May I explain my difficulty? I agree entirely with the noble Viscount the Leader of the House that in the ordinary way we should follow the course which has so often been followed. We all endeavour to behave reasonably. I should not in an ordinary case have any objection to putting it over to the Report stage. But this is rather different. I have put down an Amendment, which I drafted as carefully as I could, and I did not under- stand the Lord Chancellor to say that the proposition which I am trying to lay down—though possibly I have not laid it down quite correctly—is a wrong proposition. Therefore I naturally want to take advantage of the fact that the Lord Chancellor has spoken as he has, with his usual consideration, to see whether or not the Amendment I put down ought to be put forward in Committee in a slightly different form. I think I ought to be allowed to do that on the Committee stage. One reason is that on the Report stage only one speech is possible. I do not want to keep interrupting. I dislike all this technicality as much as any noble Lord, but this should be done in the ordinary way in which these things are done in Committee. For my part, I am prepared to consider what the Lord Chancellor proposes, and in the light of that decide whether I desire to withdraw my Amendment or to move it in a different form. In the circumstances, I feel that my noble friend Lord Salisbury is right in proposing the adjournment of the Committee stage.

VISCOUNT ADDISON

I have been informed of another point—namely, that if neither of these Amendments was put in now there would not be a Report stage, which would be quite unfair. Of course, I do not want to press that point. May I suggest that we do our best to reach an agreement? If we can agree at a further Committee stage, then perhaps noble Lords will be willing to have abbreviated proceedings on the Report stage. I am thinking only of the timetable. If we could have an understanding of that kind I should be quite agreeable to an adjournment of the Committee stage.

THE MARQUESS OF SALISBURY

I can assure the noble Viscount that it is not our object to obstruct this Bill in any way.

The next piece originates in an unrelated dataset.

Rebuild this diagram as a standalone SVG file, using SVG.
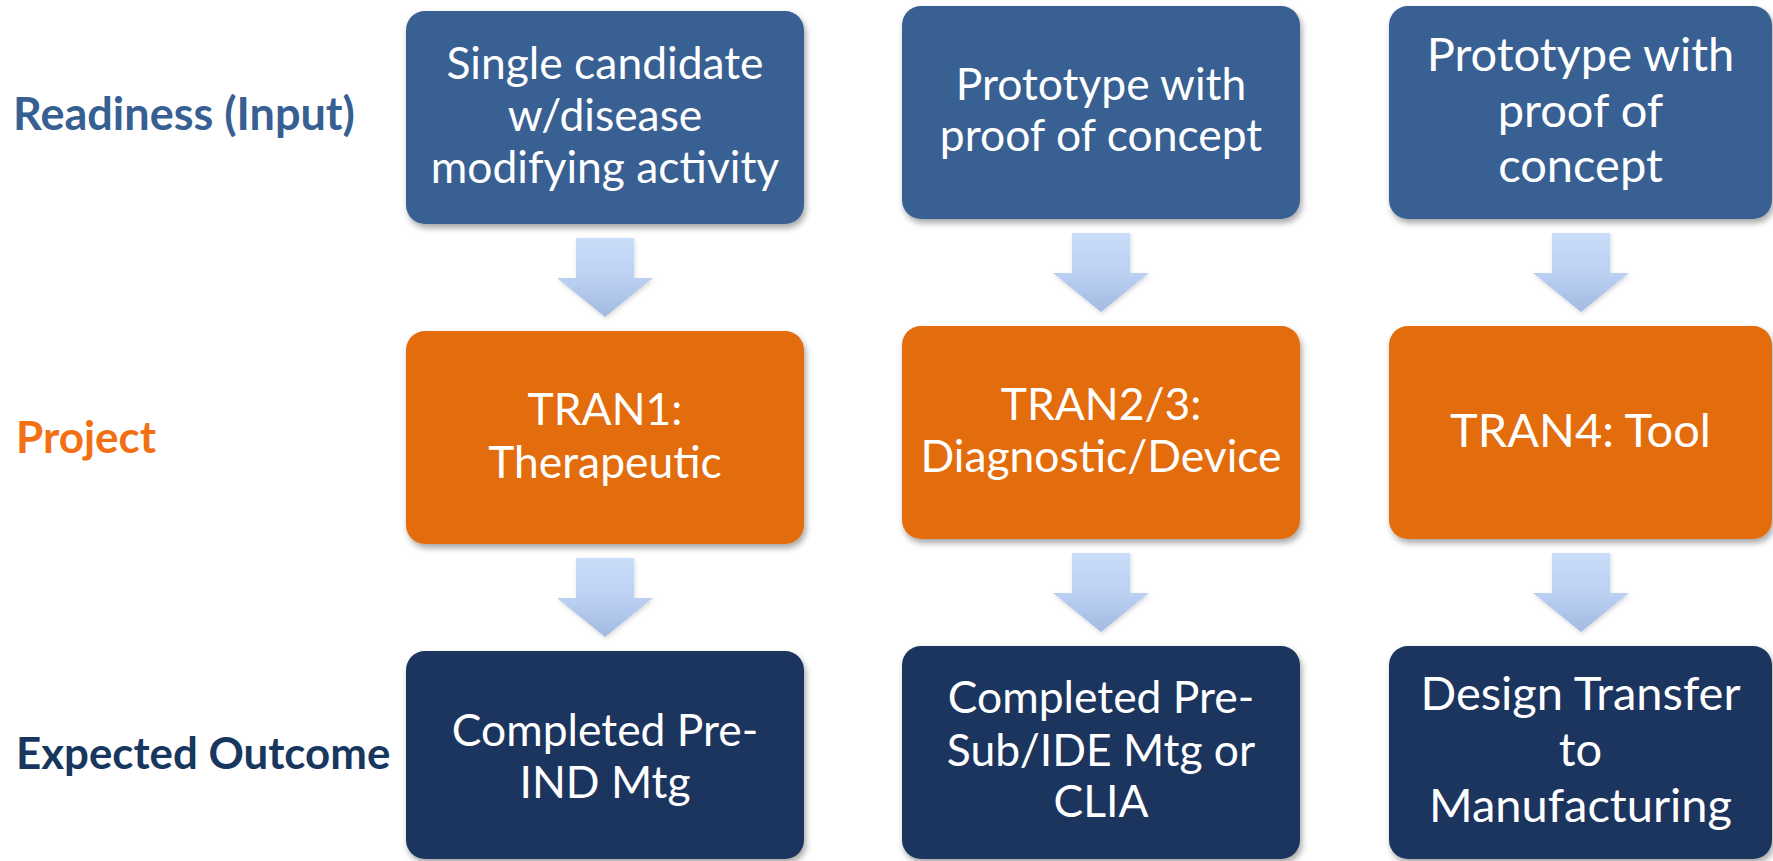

Clearly, if the matter is threshed out on an adjourned Committee stage there is likely to be less discussion on the Report stage. The alternative is to leave this to the Report stage, and we shall then have to have a long discussion. For the reasons which have already been given, I think that would be a mistake. I can give the noble Viscount the Leader of the House an undertaking that we will make the Report stage as short as we can—for all I know, it may be very short indeed. There may be points which will have to be discussed—the noble Viscount will understand that—but we shall do our best to facilitate further proceedings on the Bill.

VISCOUNT ADDISON

In those circumstances, I beg to move that the House do now resume.

Moved, That the House do now resume.—(Viscount Addison.)

On Question, Motion agreed to, and House resumed accordingly.